Despite the best effort of the police some of the protesters broke through and climbed a steep bank to the  perimeter fence. This was one of the several images the police subpoenaed me to present to the court. 

The protesters managed to pull down the wire fence only to face retaliation from rugby supporters on the other side. They were unable to gain access to Rugby Park but a week later in Auckland they managed to storm Eden Park and invade the  playing field.

Police man of the moment was cool, calm and collected Police Inspector Mick Huggard who led the police in their strategy to keep the protesters from disrupting the rugby match.

Left: A police officer calls for assistance as he drags a protester out of the mud bath the altercation created on the golf course. Right: A protester comforts a friend injured in the clash with police.

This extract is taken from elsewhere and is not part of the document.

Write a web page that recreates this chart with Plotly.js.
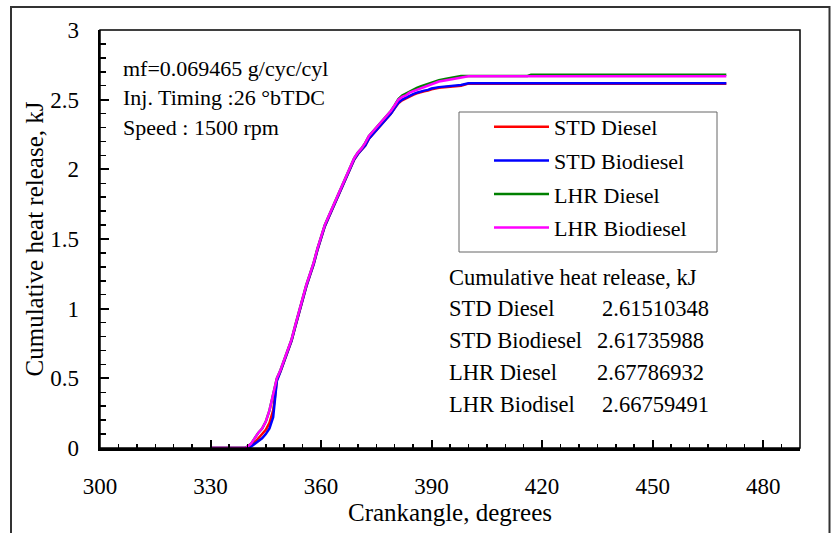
<!DOCTYPE html>
<html>
<head>
<meta charset="utf-8">
<script src="https://cdn.plot.ly/plotly-3.0.1.min.js"></script>
<style>html,body{margin:0;padding:0;background:#fff;}#chart{width:831px;height:533px;}</style>
</head>
<body>
<div id="chart"></div>
<script>
// Crank angle (degrees)
const crankAngle = [330, 339.5, 341, 342, 343, 344, 345, 346, 347, 347.5,
  348, 349, 350, 351, 352, 353, 354, 355, 356, 357,
  358, 359, 360, 361, 362, 363, 364, 365, 366, 367,
  368, 369, 370, 371, 372, 373, 374, 375, 376, 377,
  378, 379, 380, 381, 382, 383, 384, 385, 386, 387,
  388, 389, 390, 392, 394, 396, 398, 400, 416, 417, 470];

// Cumulative heat release (kJ)
const stdDiesel = [0, 0, 0.02, 0.04, 0.07, 0.10, 0.13, 0.18, 0.27, 0.37,
  0.49, 0.55, 0.62, 0.69, 0.77, 0.87, 0.97, 1.08, 1.16, 1.24,
  1.32, 1.42, 1.51, 1.59, 1.65, 1.71, 1.76, 1.82, 1.88, 1.95,
  2.01, 2.07, 2.11, 2.14, 2.17, 2.22, 2.25, 2.28, 2.31, 2.34,
  2.37, 2.40, 2.44, 2.475, 2.495, 2.51, 2.52, 2.535, 2.545, 2.555,
  2.56, 2.565, 2.575, 2.585, 2.59, 2.595, 2.60, 2.615, 2.615, 2.615, 2.615];

const stdBiodiesel = [0, 0, 0.01, 0.03, 0.05, 0.07, 0.10, 0.14, 0.22, 0.33,
  0.48, 0.55, 0.62, 0.69, 0.77, 0.87, 0.97, 1.08, 1.16, 1.24,
  1.32, 1.42, 1.51, 1.59, 1.65, 1.71, 1.76, 1.82, 1.88, 1.95,
  2.01, 2.07, 2.11, 2.14, 2.17, 2.22, 2.25, 2.28, 2.31, 2.34,
  2.37, 2.40, 2.44, 2.48, 2.50, 2.515, 2.53, 2.54, 2.55, 2.56,
  2.565, 2.57, 2.58, 2.59, 2.595, 2.60, 2.605, 2.617, 2.617, 2.617, 2.617];

const lhrDiesel = [0, 0, 0.03, 0.07, 0.11, 0.14, 0.19, 0.27, 0.38, 0.45,
  0.50, 0.56, 0.63, 0.70, 0.78, 0.88, 0.98, 1.09, 1.17, 1.25,
  1.33, 1.43, 1.52, 1.60, 1.66, 1.72, 1.77, 1.83, 1.89, 1.96,
  2.02, 2.08, 2.12, 2.15, 2.19, 2.24, 2.27, 2.30, 2.33, 2.36,
  2.39, 2.42, 2.46, 2.505, 2.53, 2.545, 2.56, 2.575, 2.585, 2.595,
  2.605, 2.615, 2.625, 2.64, 2.65, 2.66, 2.67, 2.67, 2.67, 2.678, 2.678];

const lhrBiodiesel = [0, 0, 0.03, 0.07, 0.11, 0.14, 0.19, 0.27, 0.38, 0.45,
  0.50, 0.56, 0.63, 0.70, 0.78, 0.88, 0.98, 1.09, 1.17, 1.25,
  1.33, 1.43, 1.52, 1.60, 1.66, 1.72, 1.77, 1.83, 1.89, 1.96,
  2.02, 2.08, 2.12, 2.15, 2.19, 2.24, 2.27, 2.30, 2.33, 2.36,
  2.39, 2.42, 2.46, 2.50, 2.52, 2.53, 2.55, 2.56, 2.57, 2.58,
  2.59, 2.60, 2.615, 2.63, 2.64, 2.65, 2.66, 2.668, 2.668, 2.668, 2.668];

const seriesNames = ['STD Diesel', 'STD Biodiesel', 'LHR Diesel', 'LHR Biodiesel'];
const seriesColors = ['#ff0000', '#0000ff', '#008000', '#ff00ff'];
const seriesData = [stdDiesel, stdBiodiesel, lhrDiesel, lhrBiodiesel];

const tableTitle = 'Cumulative heat release, kJ';
const tableLabels = ['STD Diesel', 'STD Biodiesel', 'LHR Diesel', 'LHR Biodisel'];
const tableValues = ['2.61510348', '2.61735988', '2.67786932', '2.66759491'];
const infoLines = ['mf=0.069465 g/cyc/cyl', 'Inj. Timing :26 °bTDC', 'Speed : 1500 rpm'];

const X_RANGE = [300, 490];
const Y_RANGE = [0, 3];

const FONT = 'Liberation Serif, Times New Roman, serif';

const traces = seriesNames.map((n, i) => ({
  x: crankAngle, y: seriesData[i], name: n, type: 'scatter', mode: 'lines',
  legendgroup: 'g' + i,
  line: {color: seriesColors[i], width: 2.5, shape: 'linear'}
}));
// empty helper trace so the tick-only overlay axes are drawn
traces.push({x: [], y: [], xaxis: 'x2', yaxis: 'y2', type: 'scatter', mode: 'lines',
  showlegend: false, hoverinfo: 'skip'});

// pixel -> paper helpers (plot area: x 100..800, y 30..448)
const px = v => (v - 100) / 700;
const py = v => (448 - v) / 418;

const annotations = [];
const infoY = [68, 98, 127];
infoLines.forEach((t, i) => annotations.push({
  text: t, xref: 'paper', yref: 'paper', x: px(121), y: py(infoY[i]),
  xanchor: 'left', yanchor: 'middle', showarrow: false,
  font: {family: FONT, size: 22, color: '#000'}
}));
annotations.push({
  text: tableTitle, xref: 'paper', yref: 'paper', x: px(447), y: py(277),
  xanchor: 'left', yanchor: 'middle', showarrow: false,
  font: {family: FONT, size: 22.5, color: '#000'}
});
const rowY = [308, 340, 372, 404];
const valX = [600, 595, 595, 600];
tableLabels.forEach((t, i) => {
  annotations.push({
    text: t, xref: 'paper', yref: 'paper', x: px(447), y: py(rowY[i]),
    xanchor: 'left', yanchor: 'middle', showarrow: false,
    font: {family: FONT, size: 22.5, color: '#000'}
  });
  annotations.push({
    text: tableValues[i], xref: 'paper', yref: 'paper', x: px(valX[i]), y: py(rowY[i]),
    xanchor: 'left', yanchor: 'middle', showarrow: false,
    font: {family: FONT, size: 22.5, color: '#000'}
  });
});

const layout = {
  width: 831, height: 533,
  margin: {l: 100, r: 31, t: 30, b: 85, pad: 0},
  paper_bgcolor: '#fff', plot_bgcolor: '#fff',
  font: {family: FONT, color: '#000'},
  showlegend: true,
  legend: {
    x: px(489), y: py(106), xanchor: 'left', yanchor: 'top',
    bgcolor: 'rgba(0,0,0,0)', borderwidth: 0,
    font: {family: FONT, size: 22, color: '#000'},
    tracegroupgap: 2, itemwidth: 55
  },
  // label axes (transparent outside ticks only set the label distance)
  xaxis: {
    range: X_RANGE, tick0: 300, dtick: 30, ticks: 'outside', ticklen: 16,
    tickcolor: 'rgba(0,0,0,0)', showline: true, linecolor: '#000', linewidth: 2.5, mirror: false,
    showgrid: false, zeroline: false,
    tickfont: {family: FONT, size: 23, color: '#000'},
    title: {text: 'Crankangle, degrees', font: {family: FONT, size: 25, color: '#000'}, standoff: 0}
  },
  yaxis: {
    range: Y_RANGE, tick0: 0, dtick: 0.5, ticks: 'outside', ticklen: 14,
    tickcolor: 'rgba(0,0,0,0)', showline: true, linecolor: '#000', linewidth: 2.5, mirror: false,
    showgrid: false, zeroline: false,
    tickfont: {family: FONT, size: 23, color: '#000'},
    title: {text: 'Cumulative heat release, kJ', font: {family: FONT, size: 25, color: '#000'}, standoff: 0}
  },
  // tick-only overlay axes (inside major + minor ticks)
  xaxis2: {
    overlaying: 'x', anchor: 'y2', side: 'bottom', range: X_RANGE, tick0: 300, dtick: 30,
    ticks: 'inside', ticklen: 8, tickwidth: 2, tickcolor: '#000', showticklabels: false,
    showline: false, showgrid: false, zeroline: false,
    minor: {dtick: 5, ticks: 'inside', ticklen: 4.5, tickwidth: 1.5, tickcolor: '#000', showgrid: false}
  },
  yaxis2: {
    overlaying: 'y', anchor: 'x2', side: 'left', range: Y_RANGE, tick0: 0, dtick: 0.5,
    ticks: 'inside', ticklen: 9, tickwidth: 2, tickcolor: '#000', showticklabels: false,
    showline: false, showgrid: false, zeroline: false,
    minor: {dtick: 0.1, ticks: 'inside', ticklen: 5.5, tickwidth: 1.5, tickcolor: '#000', showgrid: false}
  },
  shapes: [
    {type: 'rect', xref: 'paper', yref: 'paper', x0: 0, x1: 1, y0: 0, y1: 1,
     line: {color: '#000', width: 1.5}},
    {type: 'rect', xref: 'paper', yref: 'paper', x0: px(459), x1: px(717), y0: py(252), y1: py(112),
     line: {color: '#666', width: 1}},
    {type: 'rect', xref: 'paper', yref: 'paper', x0: px(11), x1: px(829.5), y0: py(545), y1: py(7),
     line: {color: '#333', width: 2}}
  ],
  annotations: annotations
};

Plotly.newPlot('chart', traces, layout, {staticPlot: true, displayModeBar: false});
</script>
</body>
</html>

A St John ambulance officer tends to the head injury of a protester. At this stage it became clear that the protest against the Springbok tour was no longer a joke. Following the Gisborne match the protesters started wearing helmets to  ongoing protests. Former Prime Minister Norman Kirk’s prediction eight years earlier that a Springbok tour would result in the ‘greatest eruption of violence this country has ever known’ seemed close to being realised.

As the clash with the police became more and more violent these women who managed to climb the bank look back in despair at the brawl taking place.

Earlier in the day this small group of supporters made their feelings known as the anti-tour protesters gathered at Heipipi Park in the city.

Local artist, the late  Graham Mudge, let his feeling about the tour be known.